:: Short task ::
Copy the data that follows exactly. Include no pictures.

=====

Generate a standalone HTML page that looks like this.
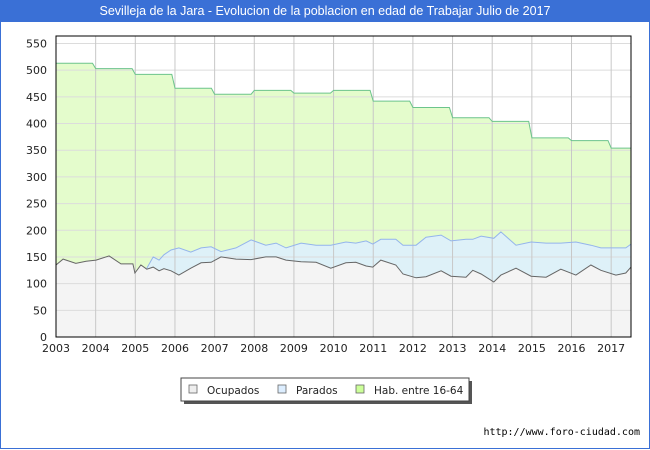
<!DOCTYPE html>
<html><head><meta charset="utf-8"><style>
body{margin:0;background:#fff;}
#wrap{position:relative;width:648px;height:448px;border:1px solid #3a70d6;border-top:none;overflow:hidden;font-family:"Liberation Sans","DejaVu Sans",sans-serif;}
#title{position:absolute;left:0;top:0;width:648px;height:22px;background:#3a70d6;color:#fff;font-size:12.5px;line-height:22px;text-align:center;}
#foot{position:absolute;right:9px;top:427px;font-size:10px;color:#000;font-family:"DejaVu Sans Mono","Liberation Mono",monospace;}
</style></head><body>
<div id="wrap">
<div id="title">Sevilleja de la Jara - Evolucion de la poblacion en edad de Trabajar Julio de 2017</div>
<svg id="chart" width="648" height="448" style="position:absolute;left:0;top:0"></svg>
<div id="foot">http://www.foro-ciudad.com</div>
</div>
<script>
const yearTicks=[2003,2004,2005,2006,2007,2008,2009,2010,2011,2012,2013,2014,2015,2016,2017];
const valueTicks=[0,50,100,150,200,250,300,350,400,450,500,550];
const habYears=[2003,2004,2005,2006,2007,2008,2009,2010,2011,2012,2013,2014,2015,2016,2017];
const habVals=[513,503,492,466,455,462,457,462,442,430,411,404,373,368,354];
const times=[2003.00,2003.18,2003.50,2003.76,2004.01,2004.34,2004.64,2004.94,2004.99,2005.14,2005.29,2005.45,2005.60,2005.72,2005.90,2006.10,2006.40,2006.66,2006.91,2007.16,2007.54,2007.92,2008.29,2008.55,2008.80,2009.18,2009.56,2009.93,2010.31,2010.56,2010.82,2010.99,2011.19,2011.57,2011.75,2012.08,2012.33,2012.71,2012.96,2013.34,2013.51,2013.72,2014.04,2014.22,2014.60,2014.98,2015.36,2015.73,2016.11,2016.49,2016.74,2017.12,2017.37,2017.50];
const ocupados=[135,146,138,142,144,152,137,137,120,135,127,131,124,128,124,116,129,139,140,150,146,145,150,150,144,141,140,129,139,140,133,131,144,135,118,111,113,124,114,112,125,118,103,116,129,114,112,127,116,135,125,116,120,131];
const parados=[null,null,null,null,null,null,null,null,null,null,2,19,20,26,39,51,30,28,29,10,21,37,22,26,23,35,32,43,39,36,47,43,39,48,54,61,74,67,66,71,58,71,82,81,43,64,64,49,62,37,42,51,47,43];
const L=55,R=630,T=36,B=337,t0=2003,t1=2017.5,vmax=564;
const X=t=>L+(t-t0)/(t1-t0)*(R-L);
const Y=v=>B-v/vmax*(B-T);
const NS='http://www.w3.org/2000/svg';
const svg=document.getElementById('chart');
function mk(tag,attrs,parent){const e=document.createElementNS(NS,tag);for(const k in attrs)e.setAttribute(k,attrs[k]);(parent||svg).appendChild(e);return e;}
const bg=mk('rect',{x:L,y:T,width:R-L,height:B-T,fill:'#fff'});


let hp=[];
habYears.forEach((yr,i)=>{const e=i<habYears.length-1?habYears[i+1]-0.08:t1;hp.push([X(yr),Y(habVals[i])]);hp.push([X(e),Y(habVals[i])]);});
const habLine=hp.map((p,i)=>(i?'L':'M')+p[0].toFixed(1)+','+p[1].toFixed(1)).join('');
const habArea=mk('path',{d:habLine+`L${R},${B}L${L},${B}Z`,fill:'#e4fccc'});


const totPts=times.map((t,i)=>[X(t),Y(ocupados[i]+(parados[i]||0))]);
const parArea=mk('path',{d:totPts.map((p,i)=>(i?'L':'M')+p[0].toFixed(1)+','+p[1].toFixed(1)).join('')+`L${R},${B}L${L},${B}Z`,fill:'#ddeeff',opacity:'0.85'});


const ocPts=times.map((t,i)=>[X(t),Y(ocupados[i])]);
const ocLineD=ocPts.map((p,i)=>(i?'L':'M')+p[0].toFixed(1)+','+p[1].toFixed(1)).join('');
const ocArea=mk('path',{d:ocLineD+`L${R},${B}L${L},${B}Z`,fill:'#f4f4f4'});


valueTicks.forEach(v=>{if(v===0)return;const g=mk('line',{x1:L,x2:R,y1:Y(v),y2:Y(v),stroke:'#dcdcdc','stroke-width':1});

});
yearTicks.forEach(yr=>{if(yr===2003)return;const g=mk('line',{x1:X(yr),x2:X(yr),y1:T,y2:B,stroke:'#c8c8c8','stroke-width':1});

});
const habL=mk('path',{d:habLine,fill:'none',stroke:'#6cc48c','stroke-width':1});


let pd='';let started=false;
times.forEach((t,i)=>{if(parados[i]==null)return;pd+=(started?'L':'M')+X(t).toFixed(1)+','+Y(ocupados[i]+parados[i]).toFixed(1);started=true;});
const parL=mk('path',{d:pd,fill:'none',stroke:'#94b4ec','stroke-width':1});


const ocL=mk('path',{d:ocLineD,fill:'none',stroke:'#666','stroke-width':1});


const fr=mk('rect',{x:L,y:T,width:R-L,height:B-T,fill:'none',stroke:'#000','stroke-width':1});


valueTicks.forEach(v=>{const t=mk('text',{x:L-9,y:Y(v)+4,'text-anchor':'end','font-size':11,fill:'#222','font-family':'DejaVu Sans, Liberation Sans, sans-serif'});t.textContent=v;

});
yearTicks.forEach(yr=>{const t=mk('text',{x:X(yr),y:B+15,'text-anchor':'middle','font-size':11,fill:'#222','font-family':'DejaVu Sans, Liberation Sans, sans-serif'});t.textContent=yr;

});
const lg=mk('g',{});


mk('rect',{x:183,y:381,width:288,height:23,fill:'#555'},lg);
mk('rect',{x:180,y:378,width:288,height:23,fill:'#fff',stroke:'#444','stroke-width':1},lg);
const items=[['Ocupados','#eeeeee',188],['Parados','#ddeeff',277],['Hab. entre 16-64','#ccff99',355]];
items.forEach(([n,c,x])=>{const g=mk('g',{},lg);


mk('rect',{x:x,y:385,width:8,height:8,fill:c,stroke:'#666','stroke-width':0.8},g);
const t=mk('text',{x:x+18,y:394,'font-size':10.5,fill:'#222','font-family':'DejaVu Sans, Liberation Sans, sans-serif'},g);t.textContent=n;});
</script>
</body></html>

=====

:: Result of this exercise ::
Generate a standalone HTML page that looks like this.
<!DOCTYPE html>
<html><head><meta charset="utf-8"><style>
body{margin:0;background:#fff;}
#wrap{position:relative;width:648px;height:448px;border:1px solid #3a70d6;border-top:none;overflow:hidden;font-family:"Liberation Sans","DejaVu Sans",sans-serif;}
#title{position:absolute;left:0;top:0;width:648px;height:22px;background:#3a70d6;color:#fff;font-size:12.5px;line-height:22px;text-align:center;}
#foot{position:absolute;right:9px;top:427px;font-size:10px;color:#000;font-family:"DejaVu Sans Mono","Liberation Mono",monospace;}
</style></head><body>
<div id="wrap">
<div id="title">Sevilleja de la Jara - Evolucion de la poblacion en edad de Trabajar Julio de 2017</div>
<svg id="chart" width="648" height="448" style="position:absolute;left:0;top:0"></svg>
<div id="foot">http://www.foro-ciudad.com</div>
</div>
<script>
const yearTicks=[2003,2004,2005,2006,2007,2008,2009,2010,2011,2012,2013,2014,2015,2016,2017];
const valueTicks=[0,50,100,150,200,250,300,350,400,450,500,550];
const habYears=[2003,2004,2005,2006,2007,2008,2009,2010,2011,2012,2013,2014,2015,2016,2017];
const habVals=[513,503,492,466,455,462,457,462,442,430,411,404,373,368,354];
const times=[2003.00,2003.18,2003.50,2003.76,2004.01,2004.34,2004.64,2004.94,2004.99,2005.14,2005.29,2005.45,2005.60,2005.72,2005.90,2006.10,2006.40,2006.66,2006.91,2007.16,2007.54,2007.92,2008.29,2008.55,2008.80,2009.18,2009.56,2009.93,2010.31,2010.56,2010.82,2010.99,2011.19,2011.57,2011.75,2012.08,2012.33,2012.71,2012.96,2013.34,2013.51,2013.72,2014.04,2014.22,2014.60,2014.98,2015.36,2015.73,2016.11,2016.49,2016.74,2017.12,2017.37,2017.50];
const ocupados=[135,146,138,142,144,152,137,137,120,135,127,131,124,128,124,116,129,139,140,150,146,145,150,150,144,141,140,129,139,140,133,131,144,135,118,111,113,124,114,112,125,118,103,116,129,114,112,127,116,135,125,116,120,131];
const parados=[null,null,null,null,null,null,null,null,null,null,2,19,20,26,39,51,30,28,29,10,21,37,22,26,23,35,32,43,39,36,47,43,39,48,54,61,74,67,66,71,58,71,82,81,43,64,64,49,62,37,42,51,47,43];
const L=55,R=630,T=36,B=337,t0=2003,t1=2017.5,vmax=564;
const X=t=>L+(t-t0)/(t1-t0)*(R-L);
const Y=v=>B-v/vmax*(B-T);
const NS='http://www.w3.org/2000/svg';
const svg=document.getElementById('chart');
function mk(tag,attrs,parent){const e=document.createElementNS(NS,tag);for(const k in attrs)e.setAttribute(k,attrs[k]);(parent||svg).appendChild(e);return e;}
const bg=mk('rect',{x:L,y:T,width:R-L,height:B-T,fill:'#fff'});


let hp=[];
habYears.forEach((yr,i)=>{const e=i<habYears.length-1?habYears[i+1]-0.08:t1;hp.push([X(yr),Y(habVals[i])]);hp.push([X(e),Y(habVals[i])]);});
const habLine=hp.map((p,i)=>(i?'L':'M')+p[0].toFixed(1)+','+p[1].toFixed(1)).join('');
const habArea=mk('path',{d:habLine+`L${R},${B}L${L},${B}Z`,fill:'#e4fccc'});


const totPts=times.map((t,i)=>[X(t),Y(ocupados[i]+(parados[i]||0))]);
const parArea=mk('path',{d:totPts.map((p,i)=>(i?'L':'M')+p[0].toFixed(1)+','+p[1].toFixed(1)).join('')+`L${R},${B}L${L},${B}Z`,fill:'#ddeeff',opacity:'0.85'});


const ocPts=times.map((t,i)=>[X(t),Y(ocupados[i])]);
const ocLineD=ocPts.map((p,i)=>(i?'L':'M')+p[0].toFixed(1)+','+p[1].toFixed(1)).join('');
const ocArea=mk('path',{d:ocLineD+`L${R},${B}L${L},${B}Z`,fill:'#f4f4f4'});


valueTicks.forEach(v=>{if(v===0)return;const g=mk('line',{x1:L,x2:R,y1:Y(v),y2:Y(v),stroke:'#dcdcdc','stroke-width':1});

});
yearTicks.forEach(yr=>{if(yr===2003)return;const g=mk('line',{x1:X(yr),x2:X(yr),y1:T,y2:B,stroke:'#c8c8c8','stroke-width':1});

});
const habL=mk('path',{d:habLine,fill:'none',stroke:'#6cc48c','stroke-width':1});


let pd='';let started=false;
times.forEach((t,i)=>{if(parados[i]==null)return;pd+=(started?'L':'M')+X(t).toFixed(1)+','+Y(ocupados[i]+parados[i]).toFixed(1);started=true;});
const parL=mk('path',{d:pd,fill:'none',stroke:'#94b4ec','stroke-width':1});


const ocL=mk('path',{d:ocLineD,fill:'none',stroke:'#666','stroke-width':1});


const fr=mk('rect',{x:L,y:T,width:R-L,height:B-T,fill:'none',stroke:'#000','stroke-width':1});


valueTicks.forEach(v=>{const t=mk('text',{x:L-9,y:Y(v)+4,'text-anchor':'end','font-size':11,fill:'#222','font-family':'DejaVu Sans, Liberation Sans, sans-serif'});t.textContent=v;

});
yearTicks.forEach(yr=>{const t=mk('text',{x:X(yr),y:B+15,'text-anchor':'middle','font-size':11,fill:'#222','font-family':'DejaVu Sans, Liberation Sans, sans-serif'});t.textContent=yr;

});
const lg=mk('g',{});


mk('rect',{x:183,y:381,width:288,height:23,fill:'#555'},lg);
mk('rect',{x:180,y:378,width:288,height:23,fill:'#fff',stroke:'#444','stroke-width':1},lg);
const items=[['Ocupados','#eeeeee',188],['Parados','#ddeeff',277],['Hab. entre 16-64','#ccff99',355]];
items.forEach(([n,c,x])=>{const g=mk('g',{},lg);


mk('rect',{x:x,y:385,width:8,height:8,fill:c,stroke:'#666','stroke-width':0.8},g);
const t=mk('text',{x:x+18,y:394,'font-size':10.5,fill:'#222','font-family':'DejaVu Sans, Liberation Sans, sans-serif'},g);t.textContent=n;});
</script>
</body></html>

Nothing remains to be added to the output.